L’ITER PER LA SCELTA – La scelta del deposito avviene in tre fasi: prima la Sogin, società pubblica, seleziona una serie di aree “potenzialmente idonee”; quindi, tra le aree scelte, vengono selezionati alcuni siti da sottoporre a indagini più dettagliate. E, infine, la terza e ultima fase che porta alla scelta del sito. Stando al cronoprogramma dell’Ispra, i lavori per la costruzione del deposito dovrebbero iniziare nel 2019 e andare avanti per 5 anni.

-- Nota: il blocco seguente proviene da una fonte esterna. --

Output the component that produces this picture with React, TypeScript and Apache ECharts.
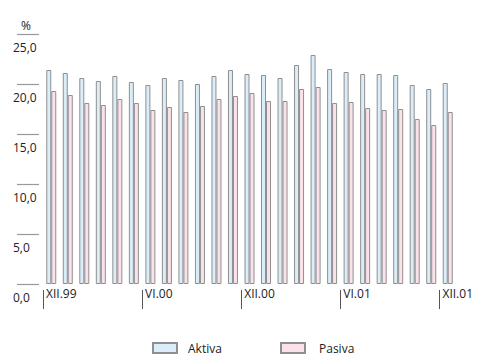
import React, { useEffect, useRef } from "react";
import * as echarts from "echarts";

const categories = [
  "XII.99", "I.00", "II.00", "III.00", "IV.00", "V.00", "VI.00", "VII.00", "VIII.00",
  "IX.00", "X.00", "XI.00", "XII.00", "I.01", "II.01", "III.01", "IV.01", "V.01",
  "VI.01", "VII.01", "VIII.01", "IX.01", "X.01", "XI.01", "XII.01",
];
const aktiva = [
  21.4, 21.1, 20.6, 20.3, 20.8, 20.2, 19.9, 20.6, 20.4, 20.0, 20.8, 21.4, 21.0,
  20.9, 20.6, 21.9, 22.9, 21.5, 21.2, 21.0, 21.0, 20.9, 19.9, 19.5, 20.1,
];
const pasiva = [
  19.3, 18.9, 18.1, 17.9, 18.5, 18.1, 17.4, 17.7, 17.2, 17.8, 18.5, 18.8, 19.1,
  18.3, 18.3, 19.5, 19.7, 18.1, 18.2, 17.6, 17.4, 17.5, 16.5, 15.9, 17.2,
];
const yTicks = { min: 0, max: 25, interval: 5 };
const unitLabel = "%";

const FONT = "Open Sans";
const TEXT = "#222";
const LINE = "#8f8f8f";

export default function App() {
  const ref = useRef<HTMLDivElement>(null);
  useEffect(() => {
    if (!ref.current) return;
    const chart = echarts.init(ref.current, undefined, { renderer: "svg" });
    const showIdx = (i: number) => i % 6 === 0;
    chart.setOption({
      animation: false,
      textStyle: { fontFamily: FONT, color: TEXT },
      title: {
        text: unitLabel,
        left: 16,
        top: 14,
        textStyle: { fontFamily: FONT, fontSize: 12, fontWeight: "normal", color: TEXT },
      },
      grid: { left: 43, right: 21, top: 34, bottom: 72 },
      legend: [
        {
          data: ["Aktiva"],
          left: 147,
          top: 337,
          icon: "rect",
          itemWidth: 24,
          itemHeight: 10,
          textStyle: { fontFamily: FONT, fontSize: 12, color: TEXT, padding: [3, 0, 0, 6] },
        },
        {
          data: ["Pasiva"],
          left: 275,
          top: 337,
          icon: "rect",
          itemWidth: 24,
          itemHeight: 10,
          textStyle: { fontFamily: FONT, fontSize: 12, color: TEXT, padding: [1, 0, 0, 9] },
        },
      ],
      xAxis: [
        {
          type: "category",
          data: categories,
          position: "bottom",
          axisLine: { show: false },
          axisTick: { show: false },
          axisLabel: { show: false },
        },
        {
          type: "category",
          data: [...categories, ""],
          boundaryGap: false,
          position: "bottom",
          offset: 6,
          axisLine: { show: false },
          axisTick: {
            show: true,
            interval: (i: number) => showIdx(i),
            length: 19,
            lineStyle: { color: "#555", width: 1 },
          },
          axisLabel: {
            interval: (i: number) => showIdx(i),
            align: "left",
            margin: -3,
            padding: [0, 0, 0, 3],
            fontFamily: FONT,
            fontSize: 12,
            color: TEXT,
          },
        },
      ],
      yAxis: {
        type: "value",
        min: yTicks.min,
        max: yTicks.max,
        interval: yTicks.interval,
        offset: 4,
        axisLine: { show: false },
        splitLine: { show: false },
        axisTick: { show: false },
        axisLabel: {
          formatter: (v: number) => v.toFixed(1).replace(".", ","),
          align: "left",
          verticalAlign: "top",
          margin: 26,
          padding: [7, 0, 0, 0],
          fontFamily: FONT,
          fontSize: 12,
          color: TEXT,
        },
      },
      series: [
        {
          name: "Aktiva",
          type: "bar",
          data: aktiva,
          barWidth: 5,
          barGap: "0%",
          itemStyle: { color: "#dbedf9", borderColor: LINE, borderWidth: 1 },
        },
        {
          name: "Pasiva",
          type: "bar",
          data: pasiva,
          barWidth: 5,
          barGap: "0%",
          itemStyle: { color: "#fbe2ea", borderColor: LINE, borderWidth: 1 },
        },
      ],
    });

    const tickValues: number[] = [];
    for (let v = yTicks.min; v <= yTicks.max; v += yTicks.interval) tickValues.push(v);
    const tickLines = tickValues.map((v) => {
      const py = chart.convertToPixel({ yAxisIndex: 0 }, v) as number;
      const y = Math.round(py) + 0.5;
      return {
        type: "line",
        silent: true,
        shape: { x1: 17, y1: y, x2: 39, y2: y },
        style: { stroke: "#999999", lineWidth: 1.2 },
      };
    });
    chart.setOption({ graphic: tickLines });

    return () => chart.dispose();
  }, []);
  return <div ref={ref} style={{ width: 477, height: 356, position: "absolute", left: 0, top: 0 }} />;
}
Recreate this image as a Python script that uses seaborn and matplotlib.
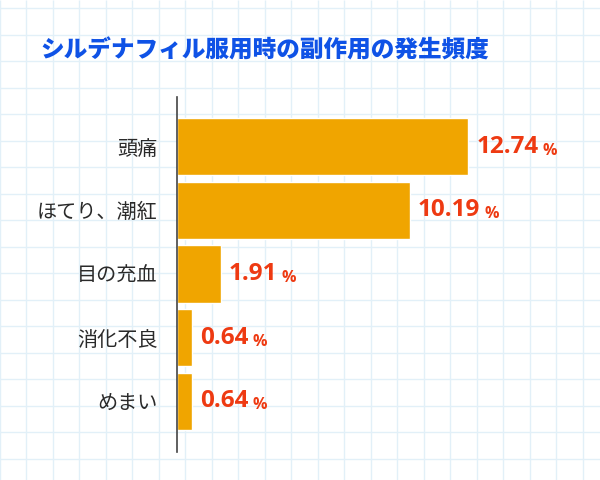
import pandas as pd
import numpy as np
import seaborn as sns
import matplotlib.pyplot as plt

# data
symptoms = ["頭痛", "ほてり、潮紅", "目の充血", "消化不良", "めまい"]
rates = [12.74, 10.19, 1.91, 0.64, 0.64]
title = "シルデナフィル服用時の副作用の発生頻度"

df = pd.DataFrame({"symptom": symptoms, "rate": rates})

sns.set_style("white")
plt.rcParams['font.family'] = ['Noto Sans CJK JP', 'DejaVu Sans']

bar_color = "#F0A500"
value_color = "#EE3A12"
title_color = "#0F52E6"
grid_color = "#E2F0F8"

fig = plt.figure(figsize=(6, 4.8), dpi=100)
fig.patch.set_facecolor('white')

# graph paper background
bg = fig.add_axes([0, 0, 1, 1], zorder=-1)
bg.set_xlim(0, 600)
bg.set_ylim(480, 0)
bg.vlines(np.arange(-0.5, 600, 26.5), 0, 480, color=grid_color, linewidth=1)
bg.hlines(np.arange(8, 480, 26.5), 0, 600, color=grid_color, linewidth=1)
bg.axis('off')

ax = fig.add_axes([0.295, 0.058, 0.685, 0.74])
ax.patch.set_alpha(0)

sns.barplot(data=df, x="rate", y="symptom", orient="h", color=bar_color,
            saturation=1, width=0.9, ax=ax)

ax.set_xlim(0, 18)
ax.set_ylim(4.8, -0.78)
ax.set_xlabel("")
ax.set_ylabel("")
ax.set_xticks([])
for s in ["top", "right", "bottom"]:
    ax.spines[s].set_visible(False)
ax.spines["left"].set_color("#444444")
ax.spines["left"].set_linewidth(1.2)
ax.tick_params(axis='y', length=0, pad=14, labelsize=14.5, labelcolor="#2a2a2a")

# value labels
for i, v in enumerate(rates):
    t = ax.annotate(f"{v:.2f}", xy=(v, i), xytext=(6, 0), textcoords='offset points',
                    va='center', ha='left', fontsize=17.5, fontweight='bold',
                    color=value_color, family=['Open Sans', 'DejaVu Sans'])
    ax.annotate("%", xy=(1, 0), xycoords=t, xytext=(3, 0), textcoords='offset points',
                va='bottom', ha='left', fontsize=11.5, fontweight='bold',
                color=value_color, family=['Open Sans', 'DejaVu Sans'])

fig.text(40 / 600, 1 - 50 / 480, title, ha='left', va='center', fontsize=17,
         fontweight='black', color=title_color)

fig.savefig("out.png", dpi=100)
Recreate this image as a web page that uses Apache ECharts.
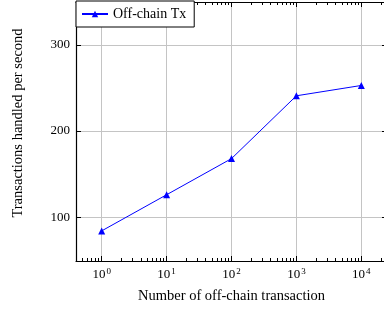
<!DOCTYPE html>
<html>
<head>
<meta charset="utf-8">
<script src="https://cdn.jsdelivr.net/npm/echarts@6/dist/echarts.min.js"></script>
<style>
  html, body { margin: 0; padding: 0; background: #fff; }
  #chart { width: 384px; height: 310px; }
</style>
</head>
<body>
<div id="chart"></div>
<script>
// data
const txCounts = [1, 10, 100, 1000, 10000];
const txPerSecond = [84, 126, 168, 241, 253];
const xMajorTicks = [1, 10, 100, 1000, 10000];
const yMajorTicks = [100, 200, 300];

// minor ticks 2..9 in every decade
const xMinorTicks = [];
[0.1, 1, 10, 100, 1000, 10000].forEach(function (d) {
  for (let k = 2; k <= 9; k++) xMinorTicks.push(d * k);
});

const font = "'Liberation Serif', 'DejaVu Serif', serif";
const xMin = Math.pow(10, -0.396);
const xMax = Math.pow(10, 4.396);

const chart = echarts.init(document.getElementById("chart"));

function supLabel(v) {
  const e = Math.round(Math.log10(v));
  return "10{sup|" + e + "}";
}

function minorAxis(pos) {
  return {
    type: "log", logBase: 10, min: xMin, max: xMax, position: pos,
    axisLine: { show: false },
    axisTick: { show: true, inside: true, length: 3, customValues: xMinorTicks,
      lineStyle: { color: "#000", width: 1 } },
    axisLabel: { show: false },
    splitLine: { show: false }
  };
}

const option = {
  animation: false,
  grid: { left: 76, top: 2, width: 311, height: 259, show: false, outerBoundsMode: "none" },
  legend: {
    left: 76, top: 1,
    data: ["Off-chain Tx"],
    borderColor: "#000", borderWidth: 1, borderRadius: 0,
    padding: [6, 8, 6, 5],
    itemWidth: 26, itemHeight: 8,
    textStyle: { fontFamily: font, fontSize: 14, color: "#000" },
    backgroundColor: "#fff"
  },
  xAxis: [
    {
      type: "log", logBase: 10, min: xMin, max: xMax, position: "bottom",
      name: "Number of off-chain transaction",
      nameLocation: "middle", nameGap: 28,
      nameTextStyle: { fontFamily: font, fontSize: 14.5, color: "#000" },
      axisLine: { show: true, onZero: false, lineStyle: { color: "#000", width: 1.2 } },
      axisTick: { show: true, inside: true, length: 5, customValues: xMajorTicks,
        lineStyle: { color: "#000", width: 1 } },
      axisLabel: {
        customValues: xMajorTicks, margin: 6,
        formatter: supLabel,
        fontFamily: font, fontSize: 13, color: "#000",
        rich: { sup: { fontFamily: font, fontSize: 9, verticalAlign: "top", padding: [0, 0, 6, 1], color: "#000" } }
      },
      splitLine: { show: true, lineStyle: { color: "#c4c4c4", width: 1 } }
    },
    {
      type: "log", logBase: 10, min: xMin, max: xMax, position: "top",
      axisLine: { show: true, onZero: false, lineStyle: { color: "#000", width: 1.2 } },
      axisTick: { show: true, inside: true, length: 5, customValues: xMajorTicks,
        lineStyle: { color: "#000", width: 1 } },
      axisLabel: { show: false },
      splitLine: { show: false }
    },
    minorAxis("bottom"),
    minorAxis("top")
  ],
  yAxis: [
    {
      type: "value", min: 49, max: 350, position: "left",
      name: "Transactions handled per second",
      nameLocation: "middle", nameGap: 50,
      nameTextStyle: { fontFamily: font, fontSize: 14.5, color: "#000", padding: [0, 0, 0, 17] },
      axisLine: { show: true, onZero: false, lineStyle: { color: "#000", width: 1.2 } },
      axisTick: { show: true, inside: true, length: 5, customValues: yMajorTicks,
        lineStyle: { color: "#000", width: 1 } },
      axisLabel: { customValues: yMajorTicks, margin: 6, fontFamily: font, fontSize: 13, color: "#000" },
      splitLine: { show: true, lineStyle: { color: "#c4c4c4", width: 1 } }
    },
    {
      type: "value", min: 49, max: 350, position: "right",
      axisLine: { show: true, onZero: false, lineStyle: { color: "#000", width: 1.2 } },
      axisTick: { show: true, inside: true, length: 5, customValues: yMajorTicks,
        lineStyle: { color: "#000", width: 1 } },
      axisLabel: { show: false },
      splitLine: { show: false }
    }
  ],
  series: [
    {
      name: "Off-chain Tx",
      type: "line",
      xAxisIndex: 0, yAxisIndex: 0,
      data: txCounts.map(function (x, i) { return [x, txPerSecond[i]]; }),
      symbol: "triangle", symbolSize: 7,
      lineStyle: { color: "#0000ff", width: 1 },
      itemStyle: { color: "#0000ff" },
      z: 5
    }
  ]
};

chart.setOption(option);
</script>
</body>
</html>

Nel 2025 il sito dovrebbe essere operativo.

 

IL GIALLO DEL CNAPI – La Carta nazionale delle aree potenzialmente idonee (Cnapi) è pronta da luglio 2015. E tuttavia, in barba alla trasparenza del procedimento millantata sul sito del Deposito nazionale unico, ancora non è stata resa nota. Che sia stato fatto per non allarmare i territori o per non perdere voti, poco conta. L’auspicio è che l’elenco delle aree sia reso pubblico a settembre, una volta finita la Vas.

 

IL PRECEDENTE – Nel 2003 ci prova Silvio Berlusconi con un decreto a piazzare il deposito nazionale a Scanzano (Matera), in Basilicata. A fermare il progetto è l’imponente sollevazione popolare di cittadini, sindaci e politici locali, che arrivano anche a bloccare strade e ferrovie. Ai tempi la scelta non è per niente concertata, e anzi arriva come un fulmine a ciel sereno sulla testa dei cittadini lucani.